Celestial Unicorn stock art by and © Jacob Blackmon

Celestial Warlocks as Sinners

It’s not the only option, as there’s certainly a case for people to offer themselves to Celestial pacts willingly and then later regret it,  but consider the idea that most if not all Celestial warlocks are people who have sinned badly in the past. The Celestial has offered them one final chance, asking for their service and offering in return to make the former sinner’s case to their God at the end of their unimpeachable service. Binding themselves to the Celestial seems to be the only way left for the sinner to earn a way back into whatever heaven they believe in.

In this case, serving the Celestial will be even harder on the warlock, because they must constantly fight against their former instincts to try to be the better person the Celestial demands them to be.

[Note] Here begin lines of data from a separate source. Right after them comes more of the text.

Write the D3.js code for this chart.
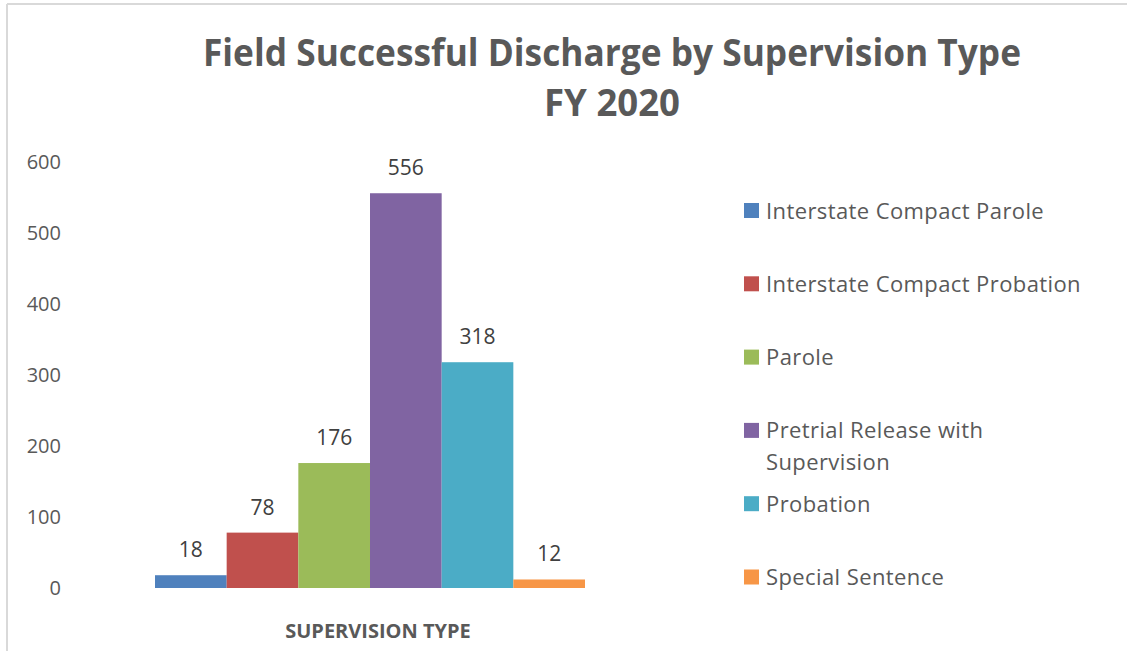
<!DOCTYPE html>
<html>
<head>
<meta charset="utf-8">
<script src="https://cdn.jsdelivr.net/npm/d3@7"></script>
<style>
  body { margin: 0; background: #fff; }
  svg { display: block; font-family: "Open Sans", sans-serif; }
</style>
</head>
<body>
<svg id="chart" width="1127" height="651"></svg>
<script>
var category = ["Supervision Type"];
var seriesNames = ["Interstate Compact Parole", "Interstate Compact Probation", "Parole",
  "Pretrial Release with Supervision", "Probation", "Special Sentence"];
var seriesValues = [18, 78, 176, 556, 318, 12];
var seriesColors = ["#4F81BD", "#C0504D", "#9BBB59", "#8064A2", "#4BACC6", "#F79646"];
var yTicks = [0, 100, 200, 300, 400, 500, 600];
var titleLines = ["Field Successful Discharge by Supervision Type", "FY 2020"];
var xTitle = "SUPERVISION TYPE";

var svg = d3.select("#chart");
var textColor = "#595959";

// frame (only top and left edges show in the original)
svg.append("line").attr("x1", 7).attr("x2", 1127).attr("y1", 4).attr("y2", 4)
  .attr("stroke", "#d9d9d9").attr("stroke-width", 2);
svg.append("line").attr("x1", 7).attr("x2", 7).attr("y1", 4).attr("y2", 651)
  .attr("stroke", "#d9d9d9").attr("stroke-width", 2);

// title
svg.append("text").attr("x", 612).attr("y", 66).attr("text-anchor", "middle")
  .attr("font-size", 38).attr("font-weight", "bold").attr("fill", textColor)
  .attr("textLength", 818).attr("lengthAdjust", "spacingAndGlyphs")
  .text(titleLines[0]);
svg.append("text").attr("x", 612).attr("y", 116).attr("text-anchor", "middle")
  .attr("font-size", 38).attr("font-weight", "bold").attr("fill", textColor)
  .attr("textLength", 136).attr("lengthAdjust", "spacingAndGlyphs")
  .text(titleLines[1]);

var y = d3.scaleLinear().domain([0, 600]).range([588, 162]);
var x0 = d3.scaleBand().domain(category).range([155, 585]);
var x1 = d3.scaleBand().domain(seriesNames).range([0, x0.bandwidth()]);

// y axis labels only, no line or ticks
var yAxis = svg.append("g").attr("transform", "translate(61,0)")
  .call(d3.axisLeft(y).tickValues(yTicks).tickSize(0).tickPadding(0));
yAxis.select(".domain").remove();
yAxis.selectAll("text").attr("font-size", 20).attr("fill", textColor)
  .attr("font-family", "Open Sans, sans-serif");

var bars = svg.append("g").attr("transform", "translate(" + x0(category[0]) + ",0)");
bars.selectAll("rect").data(seriesValues).enter().append("rect")
  .attr("x", function(d, i){ return x1(seriesNames[i]); })
  .attr("width", x1.bandwidth())
  .attr("y", function(d){ return y(d); })
  .attr("height", function(d){ return y(0) - y(d); })
  .attr("fill", function(d, i){ return seriesColors[i]; });

bars.selectAll("text.val").data(seriesValues).enter().append("text")
  .attr("class", "val")
  .attr("x", function(d, i){ return x1(seriesNames[i]) + x1.bandwidth() / 2; })
  .attr("y", function(d){ return y(d) - 18; })
  .attr("text-anchor", "middle").attr("font-size", 21).attr("fill", "#404040")
  .text(function(d){ return d; });

svg.append("text").attr("x", 378).attr("y", 638).attr("text-anchor", "middle")
  .attr("font-size", 20).attr("font-weight", "bold").attr("fill", textColor)
  .text(xTitle);

// legend
var legendY = d3.scalePoint().domain(seriesNames).range([210.5, 577]);
var legend = svg.append("g");
var items = legend.selectAll("g").data(seriesNames).enter().append("g")
  .attr("transform", function(d){ return "translate(744," + legendY(d) + ")"; });
items.append("rect").attr("x", 0).attr("y", -7.5).attr("width", 15).attr("height", 15)
  .attr("fill", function(d, i){ return seriesColors[i]; });
items.append("text").attr("x", 22).attr("y", 8)
  .attr("font-size", 22).attr("letter-spacing", 0.4).attr("fill", textColor)
  .each(function(d){
    var t = d3.select(this);
    // wrap the long one the way the original does
    var lines = d === "Pretrial Release with Supervision" ? ["Pretrial Release with", "Supervision"] : [d];
    lines.forEach(function(line, k){
      t.append("tspan").attr("x", 22).attr("dy", k === 0 ? 0 : 32).text(line);
    });
  });
</script>
</body>
</html>
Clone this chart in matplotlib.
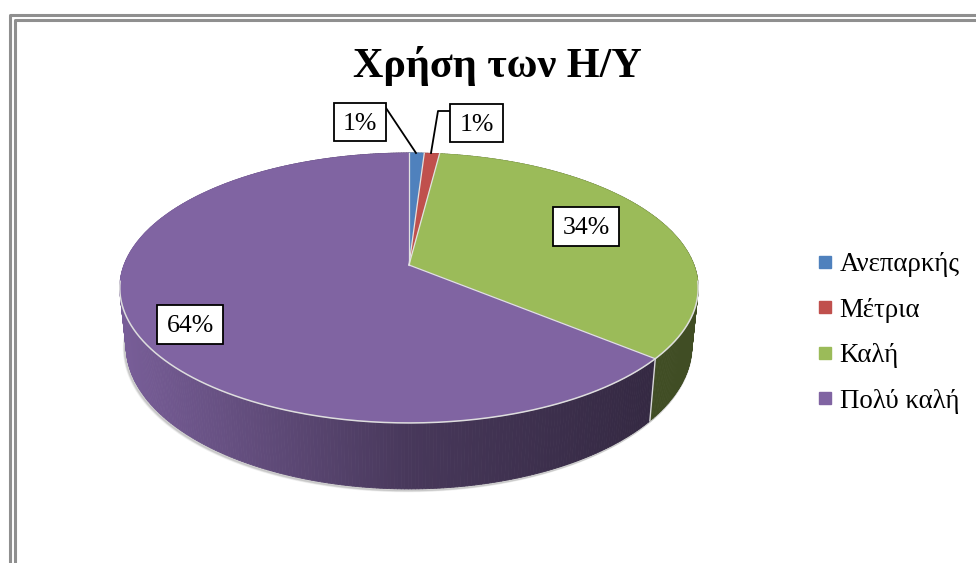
import numpy as np
import matplotlib
matplotlib.use('Agg')
import matplotlib.pyplot as plt
from matplotlib.collections import PolyCollection
from matplotlib.lines import Line2D
from matplotlib.patches import Polygon, Rectangle

# datos del grafico
titulo = 'Χρήση των Η/Υ'
categorias = ['Ανεπαρκής', 'Μέτρια', 'Καλή', 'Πολύ καλή']
valores = [1, 1, 34, 64]
colores = ['#4f81bd', '#c0504d', '#9bbb59', '#8064a2']

plt.rcParams['font.family'] = ['Liberation Serif', 'DejaVu Serif']

fig = plt.figure(figsize=(9.76, 5.63), dpi=100)
ax = fig.add_axes([0, 0, 1, 1])
ax.set_xlim(0, 976)
ax.set_ylim(563, 0)
ax.axis('off')

# marco doble, cortado por la derecha y por abajo
for m, c in [(9.5, 14.5), (14.5, 19.5)]:
    ax.plot([m, m, 976], [563, c, c], color='#8f8f8f', lw=2.2, solid_joinstyle='round')

# proyeccion en perspectiva del circulo
cx, cy = 409, 288
k, B, A, apice = 0.17, 135, 285, 23


def borde(t):
    X, Y = np.sin(t), np.cos(t)
    den = 1 + k * Y
    return cx + A * X / den, cy - (B * Y + apice) / den


def borde_inf(t):
    x, y = borde(t)
    prof = 58 + 8 * (y - cy) / 135
    return cx + (x - cx) * 0.978, y + prof


def sombra(x):
    return np.interp(x, [125, 409, 650], [0.93, 0.56, 0.41])


limites = 2 * np.pi * np.concatenate([[0], np.cumsum(valores)]) / sum(valores)

# sombra suave debajo del pastel
tt = np.radians(np.linspace(85, 285, 300))
xi, yi = borde_inf(tt)
for off, al in [(4, 0.10), (3, 0.15), (2, 0.25)]:
    ax.plot(xi - off * 0.5, yi + off * 0.5, color='#808080', alpha=al, lw=2, zorder=1)
ax.plot(xi, yi + 0.5, color='#d0d0d0', lw=1.2, zorder=1.5)

# lado del pastel, con el degradado
for i, color in enumerate(colores):
    tramo = np.linspace(limites[i], limites[i + 1], max(3, int(valores[i] * 6)))
    xs, ys = borde(tramo)
    xb, yb = borde_inf(tramo)
    quads = []
    cols = []
    base = np.array(matplotlib.colors.to_rgb(color))
    for j in range(len(tramo) - 1):
        quads.append([(xs[j], ys[j]), (xs[j + 1], ys[j + 1]), (xb[j + 1], yb[j + 1]), (xb[j], yb[j])])
        cols.append(base * sombra((xs[j] + xs[j + 1]) / 2))
    ax.add_collection(PolyCollection(quads, facecolors=cols, edgecolors=cols, linewidths=0.6, zorder=2))
    ax.plot([xs[0], xb[0]], [ys[0], yb[0]], color='#d8d8d8', lw=1, zorder=2.2)

# cara superior
for i, color in enumerate(colores):
    tramo = np.linspace(limites[i], limites[i + 1], max(8, int(valores[i] * 6)))
    xs, ys = borde(tramo)
    pts = [(cx, cy - apice)] + list(zip(xs, ys))
    ax.add_patch(Polygon(pts, closed=True, facecolor=color, edgecolor=color, lw=0.5, zorder=3))
    ax.plot([xs[0], cx], [ys[0], cy - apice], color='#e2e2e2', lw=0.9, zorder=3.2)

# brillo del borde frontal
tt = np.radians(np.linspace(97, 263, 300))
xr, yr = borde(tt)
ax.plot(xr, yr, color='#dedede', lw=1.1, zorder=3.3)

# etiquetas
etiquetas = [f'{v}%' for v in valores]
cajas = [(334, 103, 52, 38), (450, 104, 53, 38), (553, 207, 66, 39), (157, 305, 66, 39)]

# lineas guia de las etiquetas pequenas
ax.plot([386, 416], [108, 153], color='black', lw=1.3, zorder=4)
ax.plot([450, 438, 431], [111, 111, 153], color='black', lw=1.3, zorder=4)

for txt, (x0, y0, w, h) in zip(etiquetas, cajas):
    ax.add_patch(Rectangle((x0, y0), w, h, facecolor='white', edgecolor='black', lw=1.3, zorder=5))
    ax.text(x0 + w / 2, y0 + h / 2 + 2, txt, ha='center', va='center', fontsize=18.5, color='black', zorder=6)

ax.text(497, 66, titulo, ha='center', va='center', fontsize=30.3, fontweight='bold', color='black')

# leyenda
manijas = [Line2D([], [], linestyle='none', marker='s', markersize=8.5, color=c) for c in colores]
ax.legend(manijas, categorias, loc='center left', bbox_to_anchor=(810 / 976, 1 - 333 / 563),
          frameon=False, fontsize=19.4, labelspacing=0.76, handletextpad=0,
          handlelength=1.1, borderpad=0, borderaxespad=0)

plt.savefig('out.png', dpi=100)
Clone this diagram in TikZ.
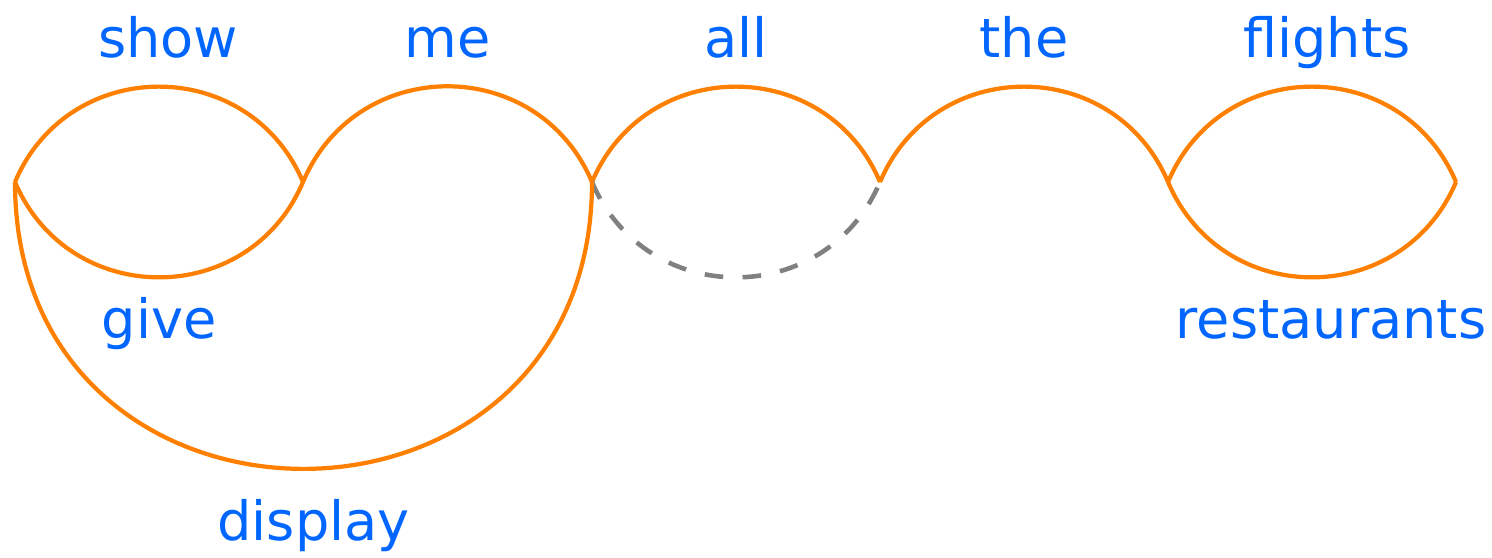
\documentclass[tikz,border=0pt]{standalone}
\usepackage{fontspec}
\setmainfont{DejaVu Sans}
\usepackage{xcolor}
\usetikzlibrary{positioning}
\definecolor{arcorange}{HTML}{FF8000}
\definecolor{wordblue}{HTML}{0066FF}
\definecolor{gapgray}{HTML}{808080}

\begin{document}
\begin{tikzpicture}[
        font=\fontsize{15.4}{18}\selectfont,
        edgearc/.style={draw=arcorange, line width=1.2pt},
        gaparc/.style={draw=gapgray, line width=1.3pt, dash pattern=on 5.3pt off 5.5pt},
        word/.style={text=wordblue, inner sep=0pt, anchor=base},
        hump/.style={bend left=67, looseness=1.23},
        dip/.style={bend right=67, looseness=1.23}
    ]
        \useasboundingbox (0,0) rectangle (14.92,-5.58);
        \coordinate (s0) at (0.15,-1.82);
        \coordinate (s1) at (3.03,-1.82);
        \coordinate (s2) at (5.92,-1.82);
        \coordinate (s3) at (8.80,-1.82);
        \coordinate (s4) at (11.68,-1.82);
        \coordinate (s5) at (14.56,-1.82);
        \draw[edgearc] (s0) to[hump] node[word, midway, xshift=0.09cm, yshift=0.29cm] (w1) {show} (s1);
        \draw[edgearc] (s1) to[hump] node[word, midway, yshift=0.29cm] (w2) {me} (s2);
        \draw[edgearc] (s2) to[hump] node[word, midway, yshift=0.29cm] (w3) {all} (s3);
        \draw[edgearc] (s3) to[hump] node[word, midway, yshift=0.29cm] (w4) {the} (s4);
        \draw[edgearc] (s4) to[hump] node[word, midway, xshift=0.15cm, yshift=0.29cm] (w5) {flights} (s5);
        \draw[edgearc] (s0) to[dip] node[word, midway, yshift=-0.61cm] (w1b) {give} (s1);
        \draw[gaparc] (s2) to[dip] (s3);
        \draw[edgearc] (s4) to[dip] node[word, midway, xshift=0.19cm, yshift=-0.61cm] (w5b) {restaurants} (s5);
        \draw[edgearc] (s0) to[bend right=90, looseness=1.70] node[word, midway, xshift=0.10cm, yshift=-0.72cm] (w1c) {display} (s2);
    \end{tikzpicture}
\end{document}
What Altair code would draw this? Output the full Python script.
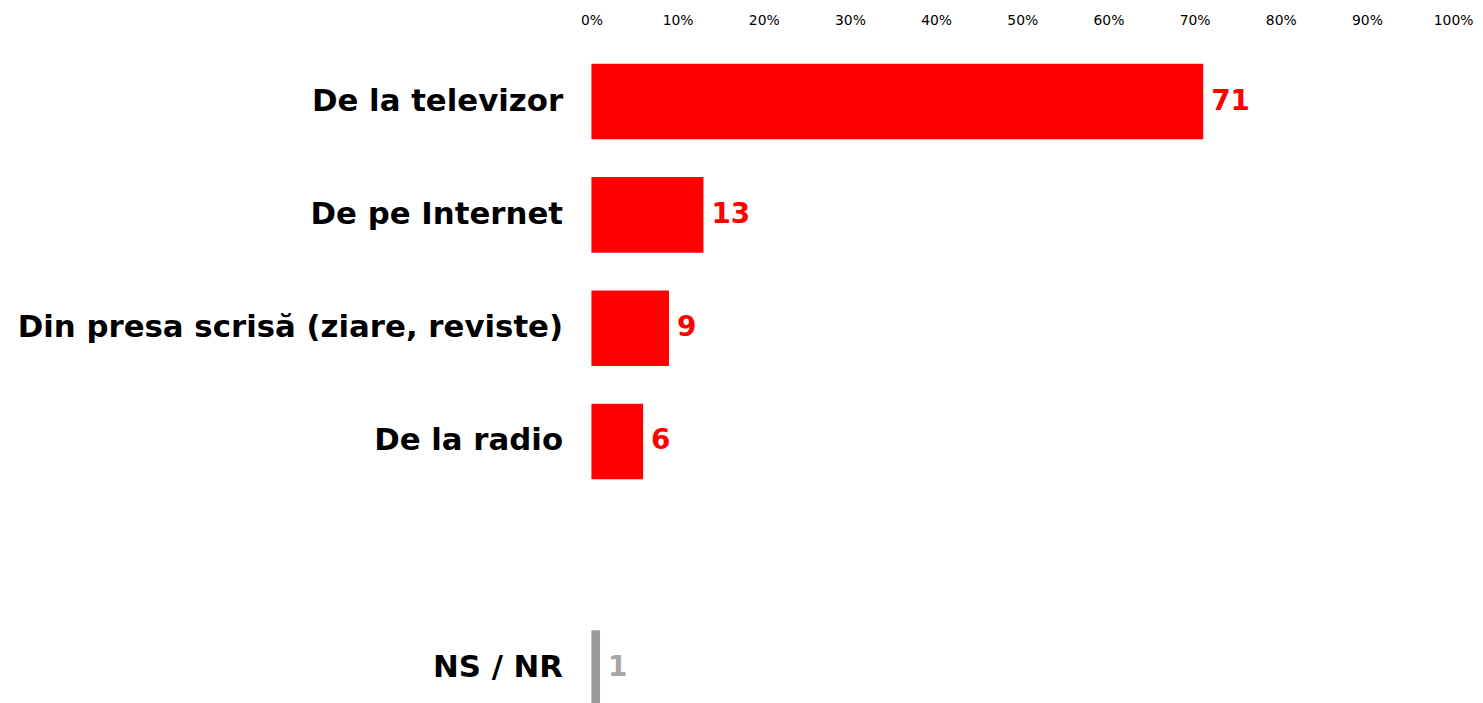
import altair as alt
import pandas as pd

categories = ["De la televizor", "De pe Internet", "Din presa scrisă (ziare, reviste)", "De la radio", "NS / NR"]
values = [71, 13, 9, 6, 1]
y_order = ["De la televizor", "De pe Internet", "Din presa scrisă (ziare, reviste)", "De la radio", " ", "NS / NR"]
ticks = list(range(0, 101, 10))

RED = "#ff0000"
GRAY = "#999999"
bar_colors = [RED, RED, RED, RED, GRAY]
label_colors = [RED, RED, RED, RED, "#a6a6a6"]

df = pd.DataFrame({"cat": categories, "val": values})

FONT = "DejaVu Sans"

y_enc = alt.Y(
    "cat:N",
    sort=y_order,
    scale=alt.Scale(domain=y_order, range=[0, 684], paddingInner=0.333, paddingOuter=0.1665),
    axis=alt.Axis(
        title=None, ticks=False, domain=False, grid=False,
        labelFont=FONT, labelFontSize=31, labelFontWeight="bold", labelColor="#000000",
        labelPadding=29, labelLimit=800,
    ),
)

x_enc = alt.X(
    "val:Q",
    scale=alt.Scale(domain=[0, 100], nice=False),
    axis=alt.Axis(
        orient="top", title=None, ticks=False, domain=False, grid=False,
        values=ticks, labelExpr="datum.value + '%'",
        labelFont=FONT, labelFontSize=14, labelColor="#000000", labelPadding=18,
        labelFlush=False,
    ),
)

bars = alt.Chart(df).mark_bar().encode(
    x=x_enc,
    y=y_enc,
    color=alt.Color("cat:N", scale=alt.Scale(domain=categories, range=bar_colors), legend=None),
)

text = alt.Chart(df).mark_text(
    align="left", baseline="middle", dx=8, font=FONT, fontSize=28, fontWeight="bold"
).encode(
    x="val:Q",
    y=alt.Y("cat:N", sort=y_order),
    text="val:Q",
    color=alt.Color("cat:N", scale=alt.Scale(domain=categories, range=label_colors), legend=None),
)

chart = alt.layer(bars, text).resolve_scale(color="independent").properties(
    width=867,
    height=660,
    autosize=alt.AutoSizeParams(type="none"),
    padding={"left": 587, "top": 35, "right": 22, "bottom": 0},
    background="white",
).configure_view(stroke=None, strokeWidth=0)

chart.save("out.html", embed_options={"renderer": "svg", "actions": False})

Roleplaying a Celestial Patron

You don’t have to treat the Celestial patron like a benevolent god. They can be just as intrusive and demanding as any other patron.

The Celestial makes  uncompromising demands about not only the warlock’s personal behaviour (which must be exemplary) but also about their activities: if the warlock and their comrades are doing anything but actively pursuing the Celestial’s agenda of pushing their brand of Good in the world, the Celestial will want to know why and will get pretty darned angry if they don’t like the explanation.

As a perfect paragon of its alignment, the Celestial is also unable to compromise and so therefore may also lack compassion,  acting with complete lack of feeling when it comes to the warlock’s own wants, desires, and sometimes even their physical needs. When the Celestial patron’s eye is upon the warlock, they can’t afford to make a single misstep. And as with any other pact, the warlock never really knows when the patron’s eye is upon them. They should expect to be judged harshly for every action. Such oversight could make the warlock feel just as trapped and helpless as if they were under the cloven hoof of an Archduke of Hell.

If the Celestial is Neutral Good, the patron expect acts of extreme kindness and sacrifice. The warlock must give away their last morsels of food to the starving rather than make the selfish choice to keep it, for example. They must constantly sacrifice of themselves for the greater good, and even offer those around them up for similar sacrifice, each and every time.

If the Celestial is Lawful Good, the warlock must adhere to any rightful law, even if it results in punishment for themselves or for someone they love, even if it compromises their current goals. In general the patron also expects the kind of behaviours that a Neutral Good Celestial expects, but it is sometimes permissible to make harder choices in service of the greater cause of Law.

If the Celestial is Chaotic Good, the warlock must challenge oppression in all its forms where they find it, even when that would compromise the warlock’s safety or the quest. In general the patron also expects the kind of behaviours that a Neutral Good Celestial expects, but it is sometimes permissible to make harder choices in service of the greater cause of Chaos.

Consequences of Failure

The displeasure of a Celestial patron comes with consequences just as real as any other. A Celestial warlock that fails to act according to the patron’s principles, which are likely extreme, can expect to receive displeasure or even some manner of retribution. Celestials are not the type to torture, of course, but they can take things from the warlock or put them under the effects of some kind of curse. Often, Celestial punishments are designed to teach the warlock a lesson about the sin they were deemed to have committed.

Just as an Archfiend may ultimately feel that their warlock has outlived their usefulness, a Celestial patron has it in their power to claim the warlock’s soul. They will do so without hesitation if the warlock’s failures are extreme or regularly repeated. What happens to the soul then? It could be purified by the Celestial and absorbed, increasing their own power to fight the good fight. That power could instead be gifted to another more worthy agent. The soul could even be used by the Celestial’s own patron (the God they ultimately serve), perhaps to create a new, untainted mortal life.